Prior to November, 1916, O. A. Brictson had been manufacturing and selling at Brookings, South Dakota, improved automobile tires. His improvement, for which he had obtained U.S. Letters Patent in 1910, consisted, generally, of rows of metallic rivets through the tire, arranged in staggered relation and having their outer or exposed ends enlarged and flattened, the purpose being, as shown in the specification, to protect the outer surface of the tire. In the month named he and others who joined with him organized, under South Dakota laws, the appellant corporation, which immediately took over all of his interest and all of the assets of that business, including rights under the patent, as his licensee. The authorized capital of the company was $5,000,000, divided into 50,000 shares, of which 40,000 were common and the remainder preferred stock, of which Brictson, in consideration of the transfer to the company, received all of the common stock and 1,000 shares of the preferred stock, but at once donated back to the company 8,000 of the common and 250 of the preferred.
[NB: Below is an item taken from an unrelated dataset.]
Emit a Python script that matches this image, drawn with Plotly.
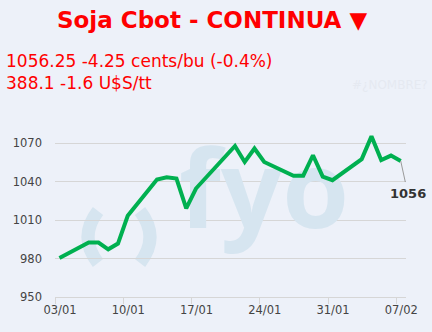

In further consideration of the transfer he was permanently employed to manage the company's business at a salary of not less than $7,500 for the first year and not less than $10,000 per year thereafter. All of this is shown by contract entered into between him and the company, and by the minutes of its board of directors held in January following. The board at that meeting authorized the sale of 5,000 shares of the preferred, giving therewith as a bonus a certain number of shares of the common which had been donated by Brictson. The company then submitted to the proper State authorities in South Dakota, Iowa and Nebraska its proposed plan of disposing of its stock under the requirement of what is called the Blue Sky Law, and the plan was approved. A written form of subscription for shares was made out in which it was stated that 20 per cent. received for the stock would be allowed as commission to the selling agent, and the appellees made their subscriptions on those forms. Later it was decided to change the place of manufacture from Brookings to Omaha, Nebraska, and ground at the latter place was purchased for that purpose and the company's offices were moved to Omaha.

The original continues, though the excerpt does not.